Bir dostum olsun istiyorum, yanında ağlamaktan utanmayacağım;


Bir dostum olsun istiyorum, kötü şeyleri paylaşttığımda azaltan, iyi şeyleri paylaştığımda arttıran;


Bir dostum olsun istiyorum, tüm hayati kararlarında izimin olduğu, tüm hayati kararlarımda izi olan;


Bir dostum olsun istiyorum, eşyayı ve hakikati anlayan ve anlamama yardımcı olan;


Bir dostum olsun istiyorum, beni sadece iyi şeylere davet eden ama kötü şeylere davetime uymayan;


Bir dostum olsun istiyorum, sırf nasıl olduğumu merak ettiği için beni arayan;


Bir dostum olsun istiyorum, unuttuğum şeyleri bana hatırlatan ama en çokta insan olmayı unutturmayan...

8 Ekim 2009 Perşembe

Yine Bilmiyorum ....


İçimde garip bir duygu var. Kendimi acayip boşlukta hissettiren ama bir o kadarda hafiflemiş hissettiren bir duygu bu. Bırak tarif edebilmeyi iyi mi kötü mü onu bile tam olarak anlayabilmiş değilim.
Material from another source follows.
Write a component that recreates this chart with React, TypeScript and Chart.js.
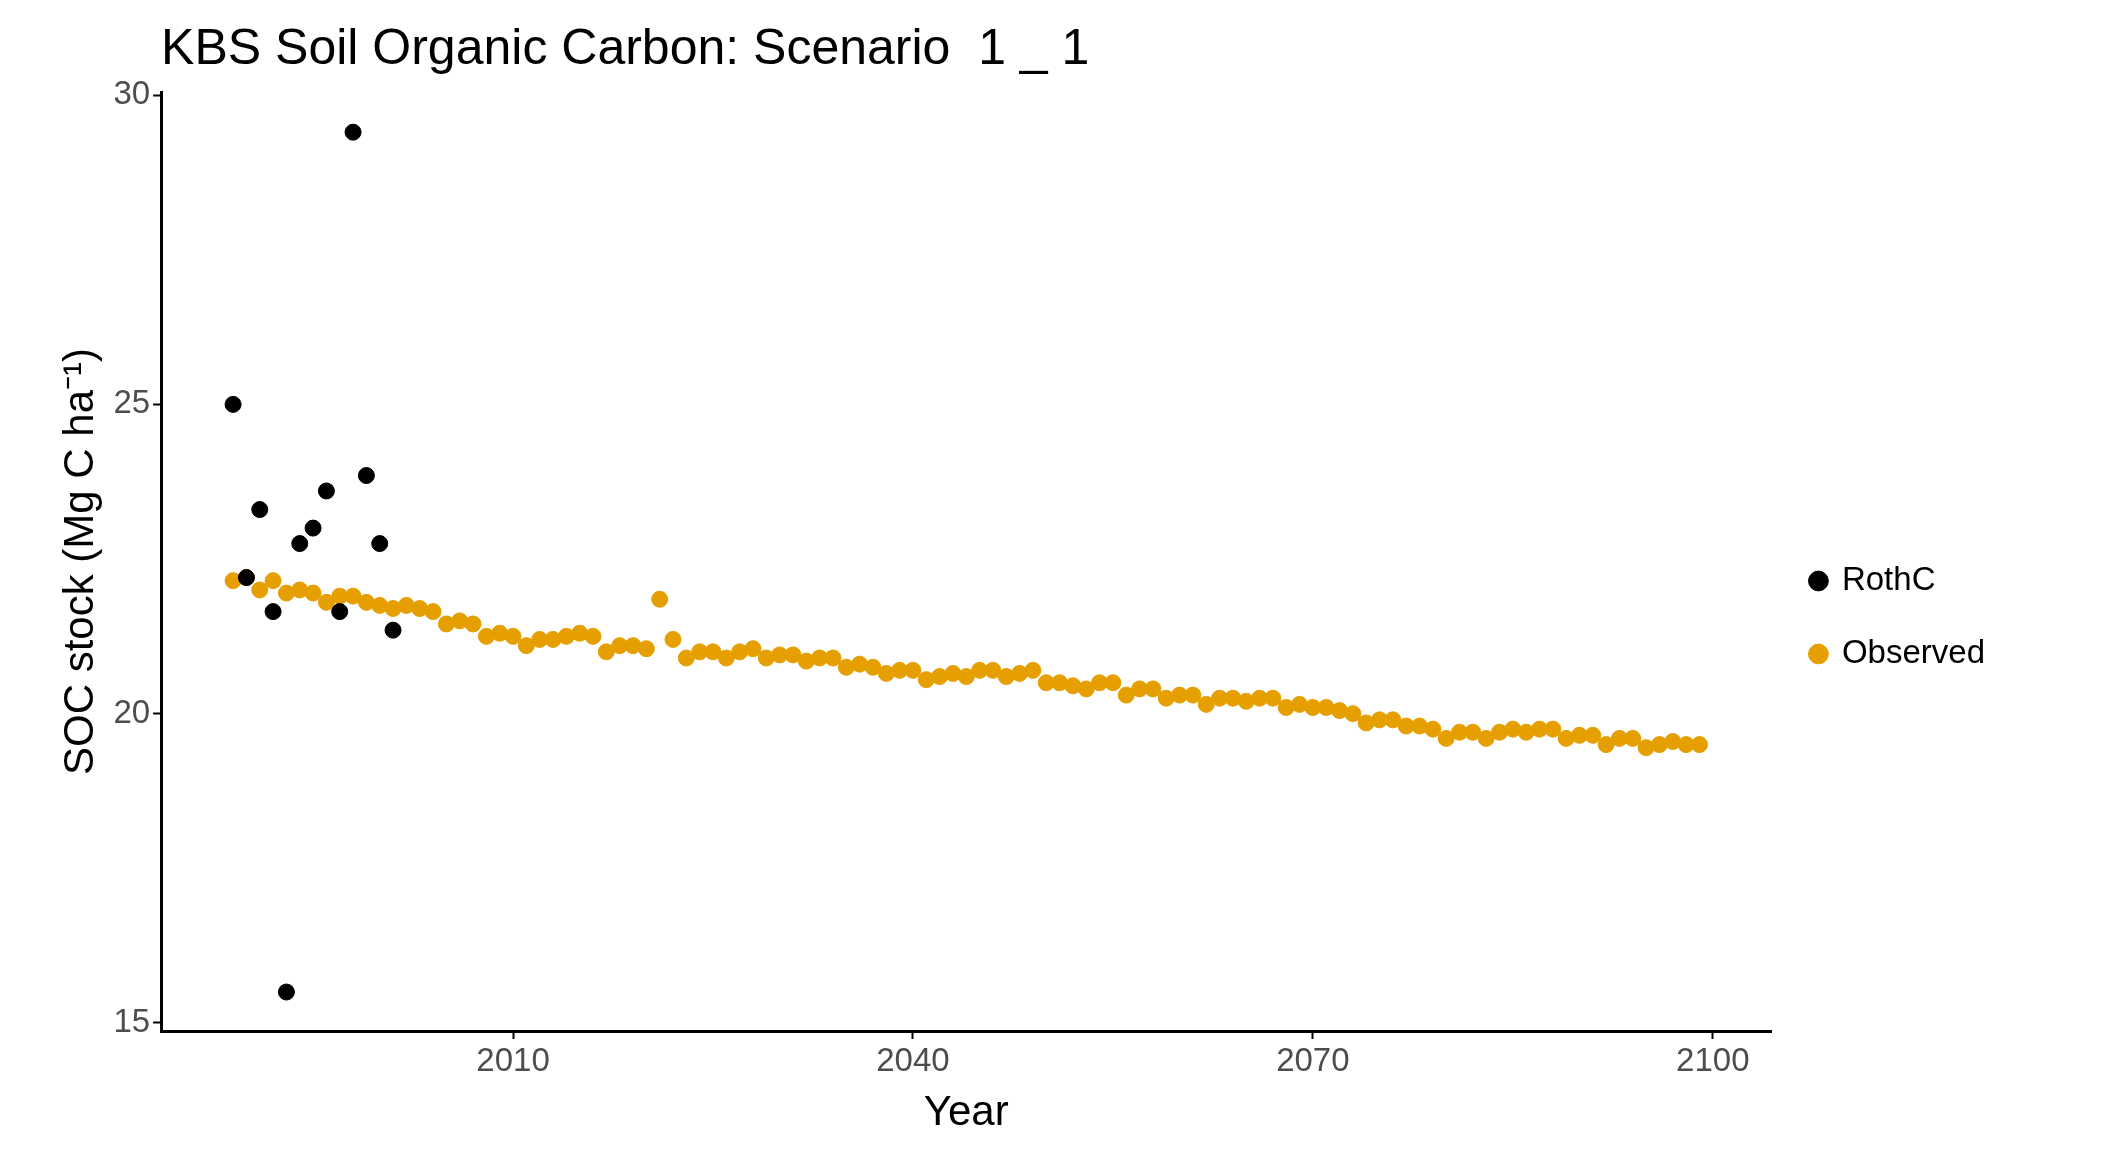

Hep aklına gelen şeyleri yapmayı bir hayat biçimi olarak benimsiyeli tam olarak 4 yıl 3 ay 8 gün olmuş. Bu süre içinde kendi standardlarımın üstünde çılgınlıklar yaptım. İlginç bir hayatım olduğunu da düşünüyorum açıkçası. Ama bu son yaptığım herhalde en psikopatça olanıydı. Eğitimini aldığım en iyi bildiğim ve iyi sayılabilecek bir para kazandığım işi bıraktım ve tekrar okula döndüm. Akademisyen olmayı deneyeceğim. Sadece yapmak istediğim işin bu olduğunu düşündüğüm için ve hiçbir B planı olmadan bu sefer suya atladım. Benden 4-5 hatta 6 yaş küçüklerle olmak zorunluluğuna ve neredeyse unuttuğum bilgilerinde tekrarı mecburiyetine rağmen bu işe soyundum. Sonunda da bırak akademisyenliğin garenti olmasını doktoraya kabul edileceğimin bile garantisi yok.


Kafayımı yiyorum nedir anlamıyorum ama bu yaşa gelipte bu kadar hayati kararı kısa sürede alan başka kimse tanımıyor olmam durumun pekte normal olmadığına işaret ediyor. Lakin, hayatımın geri kalanı nefret ettiğim bir sektörde çalışarak geçer miydi ki??? Sanırım bir de bu tür büyük kararlar almanın sağladığı adrenaline bağımlılık var bende.


Bilmiyorum.........................

4 Ekim 2009 Pazar

Sultanahmet'de Starbucks


Benim büyük iddeaları olan bir milletin ferdi olmaktan dolayı duyduğum gurur hayatıma anlam veren en önemli şeylerden biri. Bu iddealardan biri ise kendine özgü bir medeniyete sahip olduğumuzdur.


Öyle kuşatıcı ve bütün bir medeniyettir ki bu yeme-içme alışkanlıklarımızdan ailevi örflere, temizlikten ticarete kadar bir bütünü arzeder. Bu kadar çok alternatifi ve yönü olan başka bir medeniyette ancak İran, Hint ve Çin'de vardır. Batılıları bunların içine katmıyorum bile.


Ama bizim sadece Osmanlı'ya değil Roma'nın doğusuna da başkentlik yapmış bir şehrin en gözde yerinde starbucks, mcdonalds vb küresel kurumların açılmasına izin vermemiz nasıl bir aymazlıktır anlamıyorum. Dünya'nın en büyük yapılarını barındıran bir meydanda daha özgün restauran mağaza vb yerler kurabilecekken bunlara izin vermek tam bir gaflet. Ama ben bu yazıyı yazarken hedefim bu tür eleştirileri gündeme getirmek değildi.


Asıl beni kızdıran benim oralarda bulunduğum sırada tesadüfen gözüme çarpan bir durum. Sultanahmet starbuks'ta bulunanların tamamımın Türklerden oluşmasıydı ! Resmen kan beynime sıçradı bu zevatı orada görünce. Sen ki bir tarihin kalbinin attığı yerdesin gide gide starbucksa mı gidiyorsun ! Yazıklar olsun ! Tamam belki o an için bir tesadüftü bu kadar türkün orada olması ama tek bir türkün bile olmaması gereken bir yer olduğu kanaatindeyim. En azından Sultanahmet bize ait olsa fena mı olur?